'''

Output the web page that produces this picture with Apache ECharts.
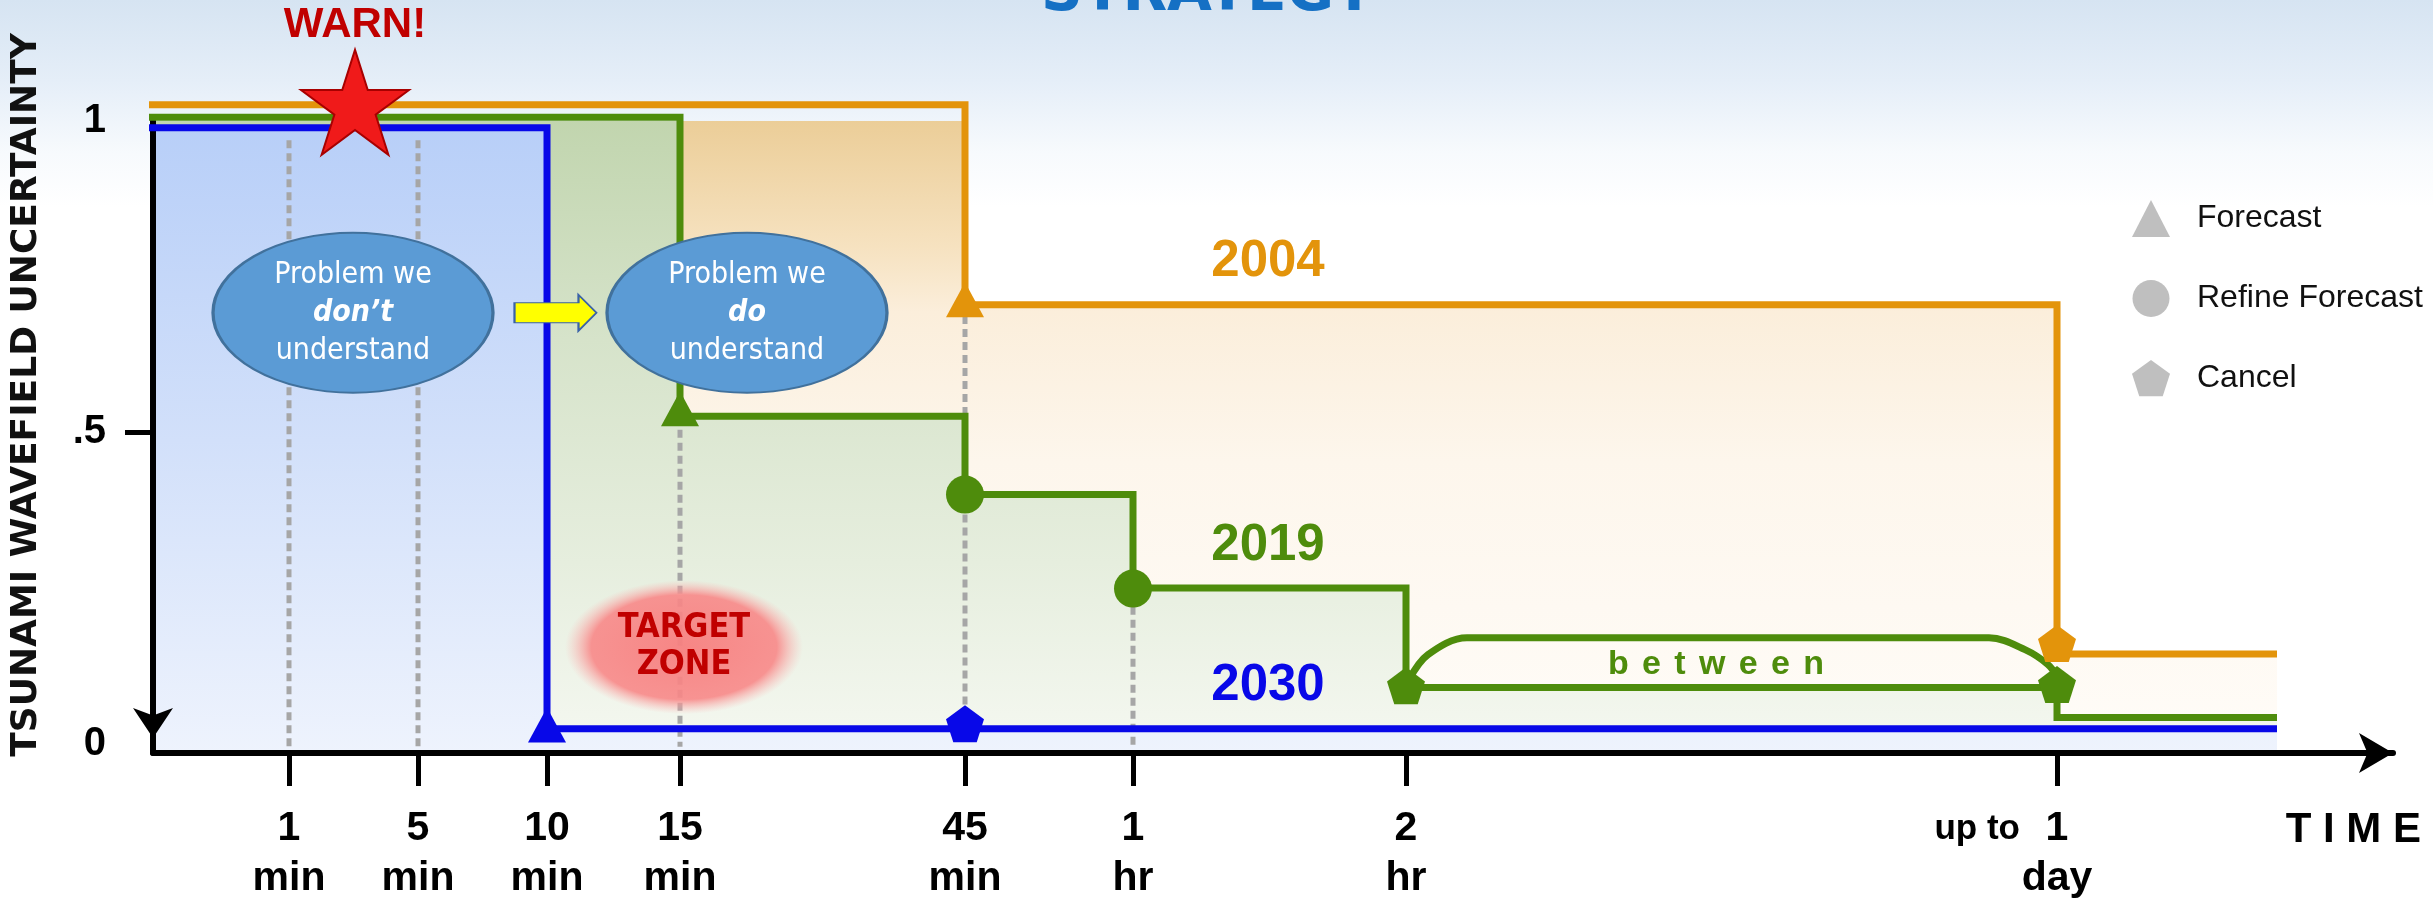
<!DOCTYPE html>
<html>
<head>
<meta charset="utf-8">
<title>Tsunami forecast strategy</title>
<script src="https://cdn.jsdelivr.net/npm/echarts@6/dist/echarts.min.js"></script>
<style>
    html, body { margin: 0; padding: 0; background: #fff; }
    #chart { width: 2433px; height: 901px; }
</style>
</head>
<body>
<div id="chart"></div>
<script>
// time axis is schematic, so ticks sit at hand-read positions (axis units)
const tickPos = [13.6, 26.5, 39.4, 52.7, 81.2, 98.0, 125.3, 190.4];
const tickNum = ['1', '5', '10', '15', '45', '1', '2', '1'];
const tickUnit = ['min', 'min', 'min', 'min', 'min', 'hr', 'hr', 'day'];
const yTickVals = [0, 0.5, 1];
const yTickText = ['0', '.5', '1'];

// stepped uncertainty levels: x where a level starts, y the level
const x2004 = [-2.9, 81.2, 190.4, 212.4];
const y2004 = [1.026, 0.705, 0.144, 0.144];
const x2019 = [-2.9, 52.7, 81.2, 98.0, 125.3, 190.4, 212.4];
const y2019 = [1.006, 0.526, 0.40, 0.25, 0.09, 0.042, 0.042];
const x2030 = [-2.9, 39.4, 212.4];
const y2030 = [0.989, 0.024, 0.024];

// markers [x, y, year]
const forecastPts = [[81.2, 0.713, '2004'], [52.7, 0.538, '2019'], [39.4, 0.030, '2030']];
const refinePts = [[81.2, 0.400, '2019'], [98.0, 0.249, '2019']];
const cancelPts = [[190.4, 0.161, '2004'], [125.3, 0.093, '2019'], [190.4, 0.095, '2019'], [81.2, 0.032, '2030']];

// grey dotted guides
const guideX = [13.6, 26.5, 52.7, 81.2, 81.2, 98.0];
const guideTop = [0.969, 0.969, 0.504, 0.687, 0.368, 0.220];
const guideBottom = [-0.005, -0.005, -0.005, 0.526, 0.063, -0.005];

// "between" bracket
const betweenX = [125.6, 127.5, 131.4, 183.6, 187.2, 189.5, 190.5];
const betweenY = [0.103, 0.143, 0.170, 0.170, 0.151, 0.127, 0.106];

// annotations
const yearNames = ['2004', '2019', '2030'];
const yearLabelX = [111.5, 111.5, 111.5];
const yearLabelY = [0.774, 0.318, 0.092];
const bubbleX = [20.0, 59.4];
const bubbleY = [0.692, 0.692];
const bubbleWord = ['don\u2019t', 'do'];
const arrowPt = [40.25, 0.692];
const targetPt = [53.1, 0.155];
const warnPt = [20.2, 1.030];
const betweenLabelPt = [156.3, 0.127];
const betweenWord = 'between';

const COLORS = { '2004': '#e3940b', '2019': '#4e8c0c', '2030': '#0808e8' };
const FONT = '"Liberation Sans", Arial, sans-serif';
const NARROW = '"Liberation Sans Narrow", "DejaVu Sans Condensed", "Liberation Sans", sans-serif';
const PENTAGON = 'path://M0,-1 L0.951,-0.309 L0.588,0.809 L-0.588,0.809 L-0.951,-0.309 Z';
const STAR = 'path://M0,-1 L0.2245,-0.309 L0.951,-0.309 L0.363,0.118 L0.588,0.809 L0,0.382 L-0.588,0.809 L-0.363,0.118 L-0.951,-0.309 L-0.2245,-0.309 Z';
const ARROW = 'path://M0,8 L64,8 L64,0 L82,18 L64,36 L64,28 L0,28 Z';

const chart = echarts.init(document.getElementById('chart'));

const toPts = (xs, ys) => xs.map((x, i) => [x, ys[i]]);
// fills start at the y axis, not at the line start
const fillPts = (xs, ys) => xs.map((x, i) => [i === 0 ? 0 : x, ys[i]]);
const grad = (stops) => new echarts.graphic.LinearGradient(0, 0, 0, 1,
    stops.map(s => ({ offset: s[0], color: s[1] })));

const areaSeries = (xs, ys, stops, z) => ({
    type: 'line', data: fillPts(xs, ys), step: 'end', symbol: 'none', silent: true,
    lineStyle: { width: 0 }, areaStyle: { origin: 'start', opacity: 1, color: grad(stops) }, z
});
const stepSeries = (xs, ys, color) => ({
    type: 'line', data: toPts(xs, ys), step: 'end', symbol: 'none', clip: false, silent: true,
    lineStyle: { color, width: 7, cap: 'butt', join: 'miter' }, z: 6
});
const markerData = pts => pts.map(p => ({ value: [p[0], p[1]], itemStyle: { color: COLORS[p[2]] } }));

const guides = guideX.map((x, i) => ({
    type: 'line', data: [[x, guideTop[i]], [x, guideBottom[i]]], symbol: 'none', silent: true,
    lineStyle: { color: '#a6a6a6', width: 5, type: [8, 5] }, z: 4
}));

const textPoint = (value, text, color, size, font) => ({
    value, label: { formatter: text, color, fontSize: size, fontFamily: font, fontWeight: 'bold' }
});

const option = {
    animation: false,
    backgroundColor: grad([[0, '#d6e4f2'], [0.09, '#e5eef8'], [0.17, '#f7fafd'], [0.23, '#ffffff'], [1, '#ffffff']]),
    grid: { left: 153, right: 40, top: 121, bottom: 148, outerBoundsMode: 'none' },
    legend: {
        orient: 'vertical', left: 2127, top: 195, itemWidth: 38, itemHeight: 37, itemGap: 43,
        selectedMode: false,
        textStyle: { fontSize: 32, fontFamily: FONT, color: '#111', padding: [0, 0, 0, 22] },
        data: [
            { name: 'Forecast', icon: 'triangle' },
            { name: 'Refine Forecast', icon: 'circle' },
            { name: 'Cancel', icon: PENTAGON }
        ]
    },
    xAxis: {
        type: 'value', min: 0, max: 224, z: 5,
        axisLine: {
            onZero: false, symbol: ['none', 'arrow'], symbolSize: [30, 34], symbolOffset: [0, 0],
            lineStyle: { color: '#000', width: 6 }
        },
        axisTick: { show: true, customValues: tickPos, length: 33, lineStyle: { color: '#000', width: 5 } },
        axisLabel: {
            customValues: tickPos, margin: 51, fontSize: 41, lineHeight: 50, fontWeight: 'bold',
            fontFamily: FONT, color: '#000',
            formatter: v => {
                const i = tickPos.findIndex(p => Math.abs(p - v) < 0.01);
                return i < 0 ? '' : tickNum[i] + '\n' + tickUnit[i];
            }
        },
        splitLine: { show: false }
    },
    yAxis: {
        type: 'value', min: -0.015, max: 1, z: 5,
        axisLine: {
            show: true, onZero: false, symbol: ['arrow', 'none'], symbolSize: [30, 30], symbolOffset: [15, 0],
            lineStyle: { color: '#000', width: 6 }
        },
        axisTick: { show: true, customValues: [0.5], length: 28, lineStyle: { color: '#000', width: 5 } },
        axisLabel: {
            customValues: yTickVals, margin: 47, fontSize: 40, fontWeight: 'bold', fontFamily: FONT, color: '#000',
            formatter: v => {
                const i = yTickVals.findIndex(p => Math.abs(p - v) < 1e-6);
                return i < 0 ? '' : yTickText[i];
            }
        },
        splitLine: { show: false }
    },
    graphic: [
        {
            type: 'text', x: 27, y: 395, rotation: Math.PI / 2, z: 20,
            style: {
                text: 'TSUNAMI WAVEFIELD UNCERTAINTY', fontSize: 36, fontWeight: 'bold',
                fontFamily: '"DejaVu Sans", sans-serif', fill: '#111', align: 'center', verticalAlign: 'middle'
            }
        },
        {
            type: 'text', x: 1208, y: -5, z: 20,
            style: {
                text: 'STRATEGY', fontSize: 58, fontWeight: 'bold', fontFamily: '"DejaVu Sans", sans-serif',
                fill: '#1570c4', align: 'center', verticalAlign: 'middle'
            }
        },
        {
            type: 'text', x: 2020, y: 829, z: 20,
            style: { text: 'up to', fontSize: 35, fontWeight: 'bold', fontFamily: FONT, fill: '#000', align: 'right', verticalAlign: 'middle' }
        },
        {
            type: 'text', x: 2421, y: 830, z: 20,
            style: { text: 'T I M E', fontSize: 42, fontWeight: 'bold', fontFamily: FONT, fill: '#000', align: 'right', verticalAlign: 'middle' }
        }
    ],
    series: [
        areaSeries(x2004, y2004, [[0, '#eacb93'], [0.22, '#f6e2c0'], [0.32, '#fbeedb'], [0.55, '#fdf6ec'], [1, '#fffcf8']], 1),
        areaSeries(x2019, y2019, [[0, '#c1d5ae'], [0.35, '#d6e3ca'], [0.7, '#e6eede'], [1, '#f5f8f1']], 2),
        areaSeries(x2030, y2030, [[0, '#b8cff8'], [0.5, '#d2e0fa'], [1, '#eef3fd']], 3),
        ...guides,
        stepSeries(x2004, y2004, COLORS['2004']),
        stepSeries(x2019, y2019, COLORS['2019']),
        stepSeries(x2030, y2030, COLORS['2030']),
        {
            type: 'line', data: toPts(betweenX, betweenY), smooth: 0.35, symbol: 'none', silent: true,
            lineStyle: { color: COLORS['2019'], width: 7 }, z: 6
        },
        {
            type: 'scatter', data: [{ value: targetPt }], symbol: 'circle', symbolSize: [238, 134], silent: true,
            itemStyle: {
                opacity: 1,
                color: new echarts.graphic.RadialGradient(0.5, 0.5, 0.5, [
                    { offset: 0, color: 'rgba(247,128,128,0.95)' },
                    { offset: 0.78, color: 'rgba(248,136,136,0.9)' },
                    { offset: 1, color: 'rgba(252,180,180,0)' }
                ])
            },
            label: {
                show: true, position: 'inside', formatter: 'TARGET\nZONE', color: '#c00000',
                fontSize: 34, fontWeight: 'bold', fontFamily: NARROW, lineHeight: 37
            },
            z: 7
        },
        {
            name: 'Forecast', type: 'scatter', symbol: 'triangle', symbolSize: [38, 35], clip: false,
            itemStyle: { color: '#bfbfbf', opacity: 1 }, data: markerData(forecastPts), z: 8
        },
        {
            name: 'Refine Forecast', type: 'scatter', symbol: 'circle', symbolSize: 38, clip: false,
            itemStyle: { color: '#bfbfbf', opacity: 1 }, data: markerData(refinePts), z: 8
        },
        {
            name: 'Cancel', type: 'scatter', symbol: PENTAGON, symbolSize: [38, 37], clip: false,
            itemStyle: { color: '#bfbfbf', opacity: 1 }, data: markerData(cancelPts), z: 8
        },
        {
            type: 'scatter', symbol: 'circle', symbolSize: [280, 160], silent: true,
            itemStyle: { color: '#5b9bd5', borderColor: '#41719c', borderWidth: 2.5, opacity: 1 },
            data: bubbleX.map((x, i) => ({
                value: [x, bubbleY[i]],
                label: { formatter: '{n|Problem we}\n{b|' + bubbleWord[i] + '}\n{n|understand}' }
            })),
            label: {
                show: true, position: 'inside',
                rich: {
                    n: { fontSize: 30, fontFamily: NARROW, color: '#fff', lineHeight: 38 },
                    b: { fontSize: 30, fontFamily: NARROW, color: '#fff', lineHeight: 38, fontWeight: 'bold', fontStyle: 'italic' }
                }
            },
            z: 9
        },
        {
            type: 'scatter', symbol: ARROW, symbolSize: [82, 36], silent: true, data: [arrowPt],
            itemStyle: { color: '#ffff00', borderColor: '#3a62a8', borderWidth: 1.5, opacity: 1 }, z: 9
        },
        {
            type: 'scatter', symbol: STAR, symbolSize: [108, 105], clip: false, silent: true, data: [warnPt],
            itemStyle: { color: '#f01a1a', borderColor: '#a80000', borderWidth: 2, opacity: 1 },
            label: {
                show: true, position: 'top', distance: 2, formatter: 'WARN!', color: '#c00000',
                fontSize: 42, fontWeight: 'bold', fontFamily: FONT
            },
            z: 10
        },
        {
            type: 'scatter', symbolSize: 1, clip: false, silent: true,
            itemStyle: { color: 'rgba(0,0,0,0)', opacity: 1 },
            label: { show: true, position: 'inside' },
            data: [
                ...yearNames.map((y, i) => textPoint([yearLabelX[i], yearLabelY[i]], y, COLORS[y], 51, FONT)),
                {
                    value: betweenLabelPt,
                    label: {
                        formatter: betweenWord.split('').map(c => '{l|' + c + '}').join(' '),
                        rich: { l: { color: COLORS['2019'], fontSize: 34, fontFamily: FONT, fontWeight: 'bold', padding: [0, 5] } }
                    }
                }
            ],
            z: 11
        }
    ]
};

chart.setOption(option);
</script>
</body>
</html>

'''

Your task
Without the pictures, please reproduce each line of the listing above exactly, from the first one through the line bearing "0.526, 0.063, -0.005];".

Task solution
Output the web page that produces this picture with Apache ECharts.
<!DOCTYPE html>
<html>
<head>
<meta charset="utf-8">
<title>Tsunami forecast strategy</title>
<script src="https://cdn.jsdelivr.net/npm/echarts@6/dist/echarts.min.js"></script>
<style>
    html, body { margin: 0; padding: 0; background: #fff; }
    #chart { width: 2433px; height: 901px; }
</style>
</head>
<body>
<div id="chart"></div>
<script>
// time axis is schematic, so ticks sit at hand-read positions (axis units)
const tickPos = [13.6, 26.5, 39.4, 52.7, 81.2, 98.0, 125.3, 190.4];
const tickNum = ['1', '5', '10', '15', '45', '1', '2', '1'];
const tickUnit = ['min', 'min', 'min', 'min', 'min', 'hr', 'hr', 'day'];
const yTickVals = [0, 0.5, 1];
const yTickText = ['0', '.5', '1'];

// stepped uncertainty levels: x where a level starts, y the level
const x2004 = [-2.9, 81.2, 190.4, 212.4];
const y2004 = [1.026, 0.705, 0.144, 0.144];
const x2019 = [-2.9, 52.7, 81.2, 98.0, 125.3, 190.4, 212.4];
const y2019 = [1.006, 0.526, 0.40, 0.25, 0.09, 0.042, 0.042];
const x2030 = [-2.9, 39.4, 212.4];
const y2030 = [0.989, 0.024, 0.024];

// markers [x, y, year]
const forecastPts = [[81.2, 0.713, '2004'], [52.7, 0.538, '2019'], [39.4, 0.030, '2030']];
const refinePts = [[81.2, 0.400, '2019'], [98.0, 0.249, '2019']];
const cancelPts = [[190.4, 0.161, '2004'], [125.3, 0.093, '2019'], [190.4, 0.095, '2019'], [81.2, 0.032, '2030']];

// grey dotted guides
const guideX = [13.6, 26.5, 52.7, 81.2, 81.2, 98.0];
const guideTop = [0.969, 0.969, 0.504, 0.687, 0.368, 0.220];
const guideBottom = [-0.005, -0.005, -0.005, 0.526, 0.063, -0.005];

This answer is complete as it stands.